EXERCISE DETAILS: Return only the lines from the top of the data down to the one that holds "const yOffsetText = 'Yoffset = 88,51417';", both included, without any pictures.

Entries with chart source code
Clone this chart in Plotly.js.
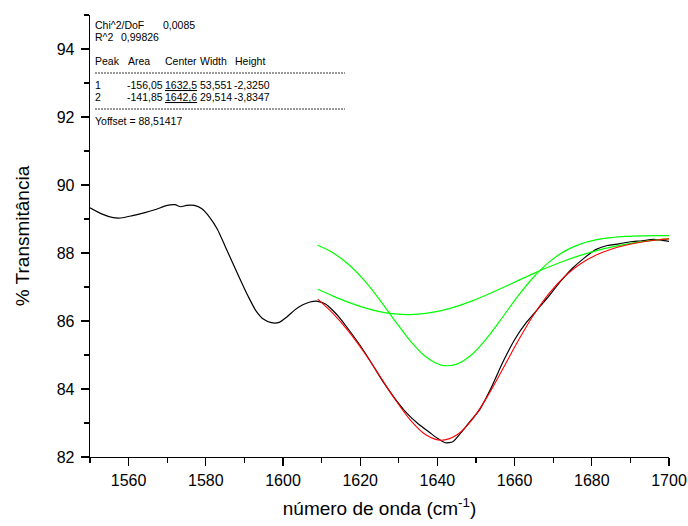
<!DOCTYPE html>
<html>
<head>
<meta charset="utf-8">
<script src="https://cdn.plot.ly/plotly-3.0.1.min.js"></script>
<style>html,body{margin:0;padding:0;background:#fff;}#chart{width:688px;height:526px;}</style>
</head>
<body>
<div id="chart"></div>
<script>
// ---- measured data (black) ----
const dataX = [1550,1553,1556,1558,1561,1564,1567,1570,1572,1573.5,1575,1577,1579,1581,1583,1585,1587,1589,1591,1593,1595,1597,1599,1601,1603,1605,1607,1609,1611,1613,1615,1617,1620,1623,1626,1629,1632,1635,1638,1640,1642,1644,1646,1648,1651,1654,1657,1660,1663,1666,1669,1672,1675,1678,1681,1684,1687,1690,1693,1696,1698,1700];
const dataY = [89.33,89.15,89.04,89.03,89.10,89.18,89.28,89.40,89.42,89.36,89.40,89.40,89.30,89.05,88.70,88.20,87.70,87.20,86.72,86.30,86.05,85.95,85.96,86.12,86.32,86.47,86.56,86.58,86.50,86.30,86.05,85.75,85.28,84.75,84.20,83.72,83.30,82.98,82.72,82.55,82.42,82.45,82.70,82.98,83.40,84.05,84.80,85.45,85.95,86.35,86.75,87.18,87.55,87.85,88.10,88.22,88.27,88.33,88.36,88.40,88.38,88.34];

// ---- fit curves (red = cumulative fit, green = peaks) ----
const fitX   = [1609,1613,1617,1621,1625,1629,1633,1637,1641,1645,1649,1653,1657,1661,1665,1669,1673,1677,1681,1685,1689,1693,1697,1700];
const fitSum = [86.645,86.218,85.696,85.080,84.395,83.700,83.086,82.653,82.491,82.645,83.101,83.788,84.603,85.432,86.189,86.822,87.314,87.676,87.934,88.112,88.236,88.322,88.382,88.415];
const peak1Y = [86.932,86.731,86.548,86.394,86.278,86.209,86.189,86.222,86.303,86.429,86.591,86.780,86.984,87.195,87.401,87.596,87.773,87.930,88.063,88.174,88.263,88.333,88.386,88.417];
const peak2Y = [88.227,88.001,87.662,87.200,86.631,86.006,85.411,84.946,84.702,84.730,85.024,85.523,86.132,86.752,87.302,87.740,88.055,88.261,88.384,88.452,88.487,88.503,88.510,88.512];

// ---- fit report text ----
const statLabels = ['Chi^2/DoF','R^2'];
const statValues = ['0,0085','0,99826'];
const tableHeader = ['Peak','Area','Center','Width','Height'];
const peakIds = ['1','2'];
const peakArea = ['-156,05','-141,85'];
const peakCenter = ['1632,5','1642,6'];
const peakWidth = ['53,551','29,514'];
const peakHeight = ['-2,3250','-3,8347'];
const yOffsetText = 'Yoffset = 88,51417';

const xTitle = 'número de onda (cm<sup>-1</sup>)';
const yTitle = '% Transmitância';

// pixel -> paper helpers (layout only)
const L=90, T=15, PW=579, PH=442;
const px = v => (v - L) / PW;
const py = v => (T + PH - v) / PH;
const FONT = 'Arial, "Liberation Sans", sans-serif';

const ann = [];
function addText(text, x, y) {
  ann.push({text: text, x: px(x - 2), y: py(y), xref: 'paper', yref: 'paper',
    xanchor: 'left', yanchor: 'middle', showarrow: false,
    font: {family: FONT, size: 10.5, color: '#000'}});
}
addText(statLabels[0], 95, 25); addText(statValues[0], 163, 25);
addText(statLabels[1], 95, 37); addText(statValues[1], 121, 37);
const colX = [95, 128, 165, 200, 235];
tableHeader.forEach((h, i) => addText(h, colX[i], 61));
const rowY = [85, 97];
const rowX = [95, 127, 165, 200, 234];
peakIds.forEach((id, r) => {
  addText(id, rowX[0], rowY[r]);
  addText(peakArea[r], rowX[1], rowY[r]);
  addText('<u>' + peakCenter[r] + '</u>', rowX[2], rowY[r]);
  addText(peakWidth[r], rowX[3], rowY[r]);
  addText(peakHeight[r], rowX[4], rowY[r]);
});
addText(yOffsetText, 95, 121);

const shapes = [73, 109].map(y => ({type: 'line', xref: 'paper', yref: 'paper',
  x0: px(95), x1: px(345), y0: py(y), y1: py(y),
  line: {color: '#000', width: 0.8, dash: '2px,1px'}}));

const traces = [
  {x: dataX, y: dataY, mode: 'lines', line: {color: '#000', width: 1.2, shape: 'spline', smoothing: 0.6}, hoverinfo: 'skip'},
  {x: fitX, y: peak1Y, mode: 'lines', line: {color: '#00ff00', width: 1.2, shape: 'spline'}, hoverinfo: 'skip'},
  {x: fitX, y: peak2Y, mode: 'lines', line: {color: '#00ff00', width: 1.2, shape: 'spline'}, hoverinfo: 'skip'},
  {x: fitX, y: fitSum, mode: 'lines', line: {color: '#ff0000', width: 1.1, shape: 'spline'}, hoverinfo: 'skip'}
];

const axisCommon = {
  showline: true, linecolor: '#000', linewidth: 1.3, mirror: false,
  showgrid: false, zeroline: false,
  ticks: 'outside', ticklen: 8, tickwidth: 1.3, tickcolor: '#000',
  tickfont: {family: FONT, size: 16, color: '#000'},
  automargin: false
};

const layout = {
  width: 688, height: 526,
  margin: {l: L, r: 688 - L - PW, t: T, b: 526 - T - PH},
  paper_bgcolor: '#fff', plot_bgcolor: '#fff',
  showlegend: false,
  xaxis: Object.assign({}, axisCommon, {
    range: [1550, 1700], tick0: 1560, dtick: 20,
    minor: {dtick: 10, tick0: 1550, ticks: 'outside', ticklen: 5, tickwidth: 1.3, tickcolor: '#000', showgrid: false},
    title: {text: xTitle, font: {family: FONT, size: 19, color: '#000'}, standoff: 14}
  }),
  yaxis: Object.assign({}, axisCommon, {
    range: [82, 95], tick0: 82, dtick: 2,
    minor: {dtick: 1, tick0: 82, ticks: 'outside', ticklen: 5, tickwidth: 1.3, tickcolor: '#000', showgrid: false},
    ticklabelstandoff: 3,
    title: {text: yTitle, font: {family: FONT, size: 19, color: '#000'}, standoff: 22}
  }),
  annotations: ann,
  shapes: shapes
};

Plotly.newPlot('chart', traces, layout, {staticPlot: true, displayModeBar: false});
</script>
</body>
</html>
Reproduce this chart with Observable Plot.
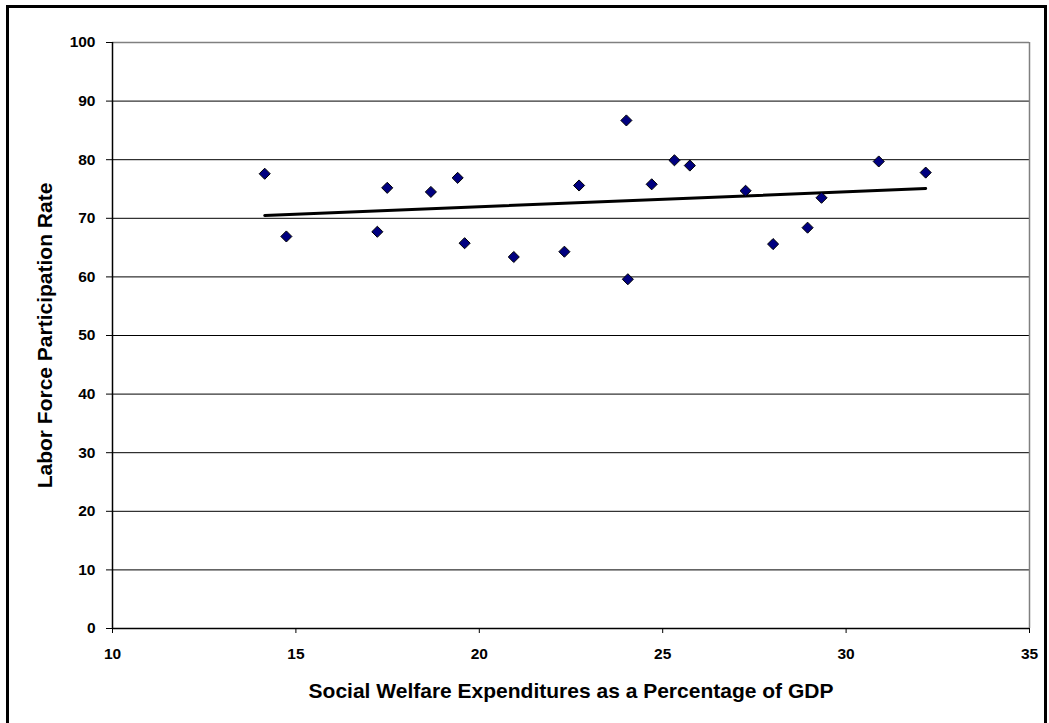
<!DOCTYPE html>
<html>
<head>
<meta charset="utf-8">
<script src="https://cdn.jsdelivr.net/npm/d3@7"></script>
<script src="https://cdn.jsdelivr.net/npm/@observablehq/plot@0.6"></script>
<style>
  html, body { margin: 0; padding: 0; background: #fff; overflow: hidden; }
  #wrap { position: relative; width: 1049px; height: 723px; overflow: hidden; }
  #border { position: absolute; left: 6px; top: 5px; width: 1041px; height: 760px; border: 3px solid #000; box-sizing: border-box; }
  #chart { position: absolute; left: 0; top: 0; }
</style>
</head>
<body>
<div id="wrap">
  <div id="border"></div>
  <div id="chart"></div>
</div>
<script>
// Social welfare expenditures (% of GDP)
const welfare = [14.15, 14.74, 17.22, 17.49, 18.68, 19.41, 19.60, 20.94, 22.32, 22.72, 24.01, 24.05, 24.70, 25.32, 25.74, 27.26, 28.01, 28.95, 29.33, 30.89, 32.17];
// Labor force participation rate
const participation = [77.6, 66.9, 67.7, 75.2, 74.5, 76.9, 65.75, 63.4, 64.3, 75.6, 86.7, 59.6, 75.8, 79.9, 79.0, 74.7, 65.6, 68.4, 73.5, 79.7, 77.8];
const xTicks = [10, 15, 20, 25, 30, 35];
const yTicks = [0, 10, 20, 30, 40, 50, 60, 70, 80, 90, 100];
const xTitle = "Social Welfare Expenditures as a Percentage of GDP";
const yTitle = "Labor Force Participation Rate";

const data = welfare.map((x, i) => ({x, y: participation[i]}));

const chart = Plot.plot({
  width: 1049,
  height: 723,
  marginLeft: 112,
  marginRight: 20,
  marginTop: 42,
  marginBottom: 95,
  style: {fontFamily: "'Liberation Sans', Arial, sans-serif", fontWeight: "bold", fontSize: "15.5px", color: "#000", background: "transparent"},
  x: {domain: [10, 35]},
  y: {domain: [0, 100]},
  marks: [
    Plot.gridY(yTicks.filter(d => d > 0 && d < 100), {stroke: "#000", strokeOpacity: 1, strokeWidth: 1}),
    Plot.ruleY([100], {stroke: "#808080", strokeWidth: 1.5}),
    Plot.ruleX([35], {stroke: "#808080", strokeWidth: 1.5}),
    Plot.ruleY([0], {stroke: "#000", strokeWidth: 1.5}),
    Plot.ruleX([10], {stroke: "#000", strokeWidth: 1.5}),
    Plot.axisY({ticks: yTicks, tickSize: 6, tickPadding: 11, label: null, stroke: "#000"}),
    Plot.axisX({ticks: xTicks, tickSize: 5, tickPadding: 14, label: null, stroke: "#000"}),
    Plot.linearRegressionY(data, {x: "x", y: "y", ci: 0, stroke: "#000", strokeWidth: 3}),
    Plot.dot(data, {x: "x", y: "y", symbol: "diamond2", r: 5, fill: "#000080", stroke: "#000", strokeWidth: 1}),
    Plot.text([yTitle], {frameAnchor: "left", dx: -67, rotate: -90, textAnchor: "middle", text: d => d, fontSize: 21, fontWeight: "bold", fill: "#000", lineAnchor: "middle"}),
    Plot.text([xTitle], {frameAnchor: "bottom", dy: 63, text: d => d, fontSize: 21, fontWeight: "bold", fill: "#000", lineAnchor: "middle"})
  ]
});
document.getElementById("chart").appendChild(chart);
</script>
</body>
</html>
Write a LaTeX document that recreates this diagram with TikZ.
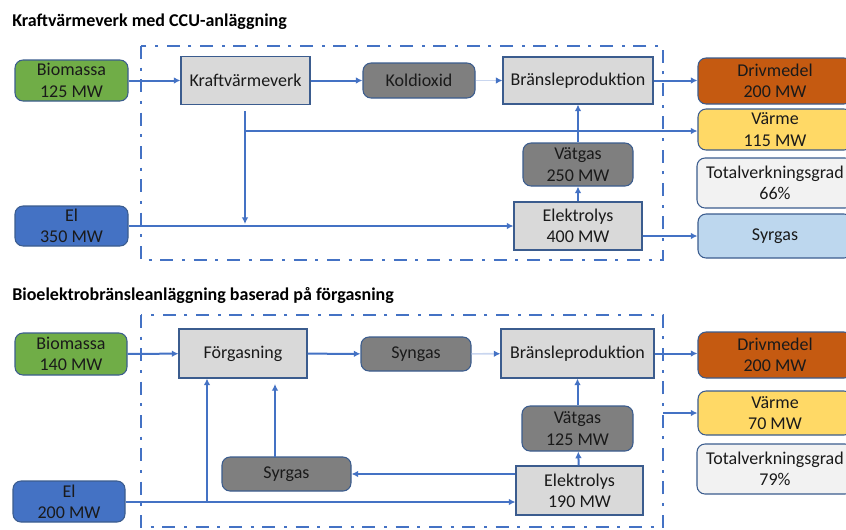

RESULT:
Clone this chart in Plotly.js.
<!DOCTYPE html>
<html>
<head>
<meta charset="utf-8">
<script src="https://cdn.plot.ly/plotly-3.0.1.min.js"></script>
<style>html,body{margin:0;padding:0;background:#fff;}#chart{width:688px;height:526px;}</style>
</head>
<body>
<div id="chart"></div>
<script>
// ---- measured data (black) ----
const dataX = [1550,1553,1556,1558,1561,1564,1567,1570,1572,1573.5,1575,1577,1579,1581,1583,1585,1587,1589,1591,1593,1595,1597,1599,1601,1603,1605,1607,1609,1611,1613,1615,1617,1620,1623,1626,1629,1632,1635,1638,1640,1642,1644,1646,1648,1651,1654,1657,1660,1663,1666,1669,1672,1675,1678,1681,1684,1687,1690,1693,1696,1698,1700];
const dataY = [89.33,89.15,89.04,89.03,89.10,89.18,89.28,89.40,89.42,89.36,89.40,89.40,89.30,89.05,88.70,88.20,87.70,87.20,86.72,86.30,86.05,85.95,85.96,86.12,86.32,86.47,86.56,86.58,86.50,86.30,86.05,85.75,85.28,84.75,84.20,83.72,83.30,82.98,82.72,82.55,82.42,82.45,82.70,82.98,83.40,84.05,84.80,85.45,85.95,86.35,86.75,87.18,87.55,87.85,88.10,88.22,88.27,88.33,88.36,88.40,88.38,88.34];

// ---- fit curves (red = cumulative fit, green = peaks) ----
const fitX   = [1609,1613,1617,1621,1625,1629,1633,1637,1641,1645,1649,1653,1657,1661,1665,1669,1673,1677,1681,1685,1689,1693,1697,1700];
const fitSum = [86.645,86.218,85.696,85.080,84.395,83.700,83.086,82.653,82.491,82.645,83.101,83.788,84.603,85.432,86.189,86.822,87.314,87.676,87.934,88.112,88.236,88.322,88.382,88.415];
const peak1Y = [86.932,86.731,86.548,86.394,86.278,86.209,86.189,86.222,86.303,86.429,86.591,86.780,86.984,87.195,87.401,87.596,87.773,87.930,88.063,88.174,88.263,88.333,88.386,88.417];
const peak2Y = [88.227,88.001,87.662,87.200,86.631,86.006,85.411,84.946,84.702,84.730,85.024,85.523,86.132,86.752,87.302,87.740,88.055,88.261,88.384,88.452,88.487,88.503,88.510,88.512];

// ---- fit report text ----
const statLabels = ['Chi^2/DoF','R^2'];
const statValues = ['0,0085','0,99826'];
const tableHeader = ['Peak','Area','Center','Width','Height'];
const peakIds = ['1','2'];
const peakArea = ['-156,05','-141,85'];
const peakCenter = ['1632,5','1642,6'];
const peakWidth = ['53,551','29,514'];
const peakHeight = ['-2,3250','-3,8347'];
const yOffsetText = 'Yoffset = 88,51417';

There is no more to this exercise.